Smart contract and protocol risk: DeFi-native yield stablecoins carry smart contract risk — the possibility that a code vulnerability causes a loss of funds. This is manageable through due diligence on audit history, insurance coverage, and track record — but cannot be eliminated entirely.

06 — Conclusion: The Infrastructure Play of the Decade

Stablecoins are the infrastructure play of the current decade in finance. They are not a speculative asset. They are not a crypto-native experiment. They are a fundamental upgrade to the plumbing of the global financial system — faster, cheaper, more transparent, and more programmable than anything that preceded them. Conservative forecasts place the market near $1 trillion by the end of 2026, with upside scenarios reaching $2 trillion by 2028 as institutional tooling matures and regulatory frameworks solidify globally.
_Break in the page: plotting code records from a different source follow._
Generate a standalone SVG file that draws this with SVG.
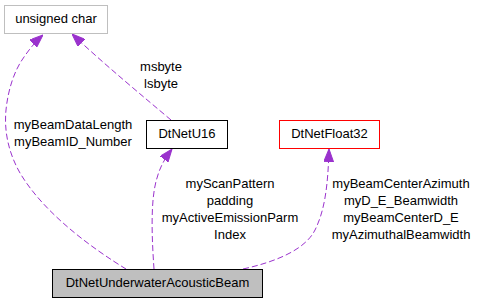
<svg xmlns="http://www.w3.org/2000/svg" width="478" height="304" viewBox="0 0 478 304">
<style>
text{font-family:"Liberation Sans",Arial,Helvetica,sans-serif;font-size:13px;fill:#000;text-anchor:middle}
.box{fill:#fff;stroke-width:1}
.edge{fill:none;stroke:#9a32cd;stroke-width:1;stroke-dasharray:6,3}
</style>
<defs>
<marker id="arr" viewBox="0 0 13 10" refX="13" refY="5" markerWidth="13" markerHeight="10" markerUnits="userSpaceOnUse" orient="auto">
<path d="M0,0 L13,5 L0,10 Z" fill="#9a32cd" stroke="#9a32cd" stroke-width="1"/>
</marker>
</defs>
<rect width="478" height="304" fill="#fff"/>
<g id="edges">
<path class="edge" marker-end="url(#arr)" d="M126,269 C95,250 45,215 20,173 C8,152 4,130 6,110 C8,90 14,72 22,60 C28,51 34,43 43,35"/>
<path class="edge" marker-end="url(#arr)" d="M171,120 C145,98 105,65 72,34"/>
<path class="edge" marker-end="url(#arr)" d="M154,269 C152,240 150,200 157,178 C160,167 165,158 172,149"/>
<path class="edge" marker-end="url(#arr)" d="M243,269 C275,262 305,250 315,230 C325,210 328,185 329,149"/>
</g>
<g id="labels">
<text x="73" y="129">myBeamDataLength</text>
<text x="73" y="146">myBeamID_Number</text>
<text x="161" y="71">msbyte</text>
<text x="161" y="87.5">lsbyte</text>
<text x="230" y="188">myScanPattern</text>
<text x="230" y="205">padding</text>
<text x="230" y="222">myActiveEmissionParm</text>
<text x="230" y="239">Index</text>
<text x="401" y="188">myBeamCenterAzimuth</text>
<text x="401" y="205">myD_E_Beamwidth</text>
<text x="401" y="222">myBeamCenterD_E</text>
<text x="401" y="239">myAzimuthalBeamwidth</text>
</g>
<g id="node-unsigned-char">
<rect class="box" x="4.5" y="5.5" width="103" height="28" stroke="#bfbfbf"/>
<text x="56" y="22.5">unsigned char</text>
</g>
<g id="node-DtNetU16">
<rect class="box" x="146.5" y="120.5" width="81" height="28" stroke="#000"/>
<text x="187" y="137.5">DtNetU16</text>
</g>
<g id="node-DtNetFloat32">
<rect class="box" x="279.5" y="120.5" width="100" height="28" stroke="#ff0000"/>
<text x="329.5" y="137.5">DtNetFloat32</text>
</g>
<g id="node-DtNetUnderwaterAcousticBeam">
<rect x="52.5" y="269.5" width="210" height="28" fill="#bfbfbf" stroke="#000" stroke-width="1"/>
<text x="157.5" y="286.5">DtNetUnderwaterAcousticBeam</text>
</g>
</svg>
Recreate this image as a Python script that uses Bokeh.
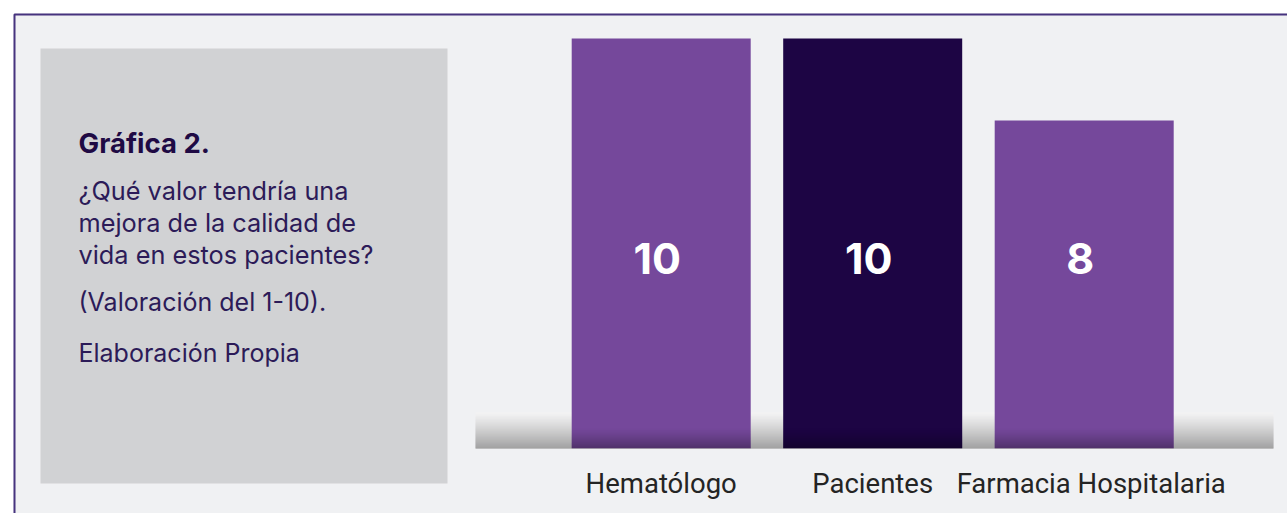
from bokeh.plotting import figure
from bokeh.models import Range1d
from bokeh.core.properties import value
from bokeh.embed import file_html
from bokeh.resources import INLINE

# ---- data ----
categories = ["Hematólogo", "Pacientes", "Farmacia Hospitalaria"]
scores = [10, 10, 8]
score_labels = ["10", "10", "8"]
bar_colors = ["#75489b", "#1d0544", "#75489b"]

title_text = "Gráfica 2."
body_lines = ["¿Qué valor tendría una", "mejora de la calidad de", "vida en estos pacientes?"]
note_lines = ["(Valoración del 1-10).", "Elaboración Propia"]

W, H = 1287, 513
# pixel -> data mapping (bars)
px0, spacing = 660.7, 211.5
base_y, px_per_unit = 447.7, 40.97

p = figure(width=W, height=H, output_backend="svg", toolbar_location=None,
           x_axis_type=None, y_axis_type=None, min_border=0,
           x_range=Range1d((0 - px0) / spacing, (W - px0) / spacing),
           y_range=Range1d(-(H - base_y) / px_per_unit, (base_y - 0) / px_per_unit))
p.extra_x_ranges = {"px": Range1d(0, W)}
p.extra_y_ranges = {"py": Range1d(H, 0)}
p.grid.visible = False
p.outline_line_color = None
p.background_fill_color = "white"
p.border_fill_color = "white"

PX = dict(x_range_name="px", y_range_name="py")

# panel background
p.quad(left=[13], right=[W], top=[13], bottom=[H], fill_color="#f0f1f3", line_color=None, **PX)
# gray text box
p.quad(left=[40], right=[447], top=[48], bottom=[483], fill_color="#d1d2d4", line_color=None, **PX)

# floor gradient
n = 36
for k in range(n):
    t = k / (n - 1)
    c = int(round(243 - (243 - 136) * t ** 1.15))
    p.quad(left=[475], right=[1273], top=[412 + k], bottom=[413 + k],
           fill_color=(c, c, c), line_color=None, **PX)

# bars
xs = list(range(len(categories)))
bw = 179 / spacing
p.vbar(x=xs, top=scores, bottom=0, width=bw, fill_color=bar_colors, line_color=None)

# bottom shading on bars
m = 20
for k in range(m):
    t = (k + 1) / m
    y_top = (m - k) / px_per_unit
    y_bot = (m - k - 1) / px_per_unit
    p.vbar(x=xs, top=y_top, bottom=y_bot, width=bw, fill_color="black",
           fill_alpha=0.32 * t ** 1.3, line_color=None)

# value labels
p.text(x=xs, y=[(base_y - 258) / px_per_unit] * len(xs), text=score_labels,
       x_offset=-4, text_align="center", text_baseline="middle", text_color="white",
       text_font=value("Inter"), text_font_style="bold", text_font_size="43px")

# category labels
p.text(x=xs, y=[-(483 - base_y) / px_per_unit] * len(xs), text=categories,
       x_offset=[0, 0, 7], text_align="center", text_baseline="middle", text_color="#242424",
       text_font=value("Roboto"), text_font_size="27.5px")

# left text
p.text(x=[78], y=[142], text=[title_text], text_align="left", text_baseline="middle",
       text_color="#1f0a44", text_font=value("Inter"), text_font_style="bold",
       text_font_size="27.5px", **PX)
p.text(x=[78] * 3, y=[190, 222, 254], text=body_lines, text_align="left",
       text_baseline="middle", text_color="#2c1b58", text_font=value("Inter"),
       text_font_size="25.3px", **PX)
p.text(x=[78] * 2, y=[301, 352], text=note_lines, text_align="left",
       text_baseline="middle", text_color="#2c1b58", text_font=value("Inter"),
       text_font_size="25px", **PX)

# border
p.line(x=[14, 14, W], y=[H, 14, 14], line_color="#46337e", line_width=2, **PX)

open("out.html", "w").write(file_html(p, INLINE))
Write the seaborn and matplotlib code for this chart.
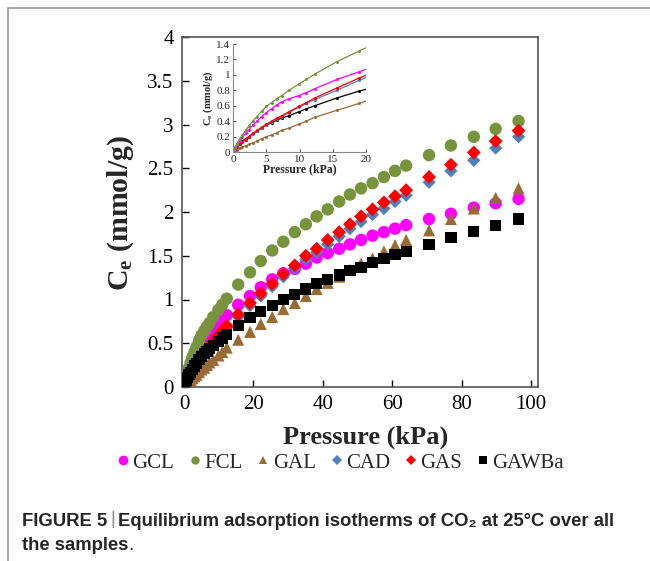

For crypto investors, the stablecoin market is both a direct investment opportunity and a macro signal. Direct opportunities exist in stablecoin infrastructure tokens, yield-bearing stablecoin protocols, and the L1 networks that capture stablecoin settlement volume. As a macro signal, stablecoin supply growth remains one of the most reliable leading indicators for broader crypto market momentum — a rising stablecoin supply represents dry powder accumulating ahead of deployment into risk assets.

The investors who will generate the greatest returns from this infrastructure cycle are those who understand it at the level of issuers, rails, regulators, and yield mechanics — not those who simply hold USDT between trades. Infrastructure understanding is alpha. In a market that rewards depth of analysis, stablecoin infrastructure is one of the most underanalyzed, highest-signal areas available to the disciplined long-term investor.

Stablecoins are not waiting for adoption. Adoption is already here. The question is whether your investment framework has caught up with what the data already shows.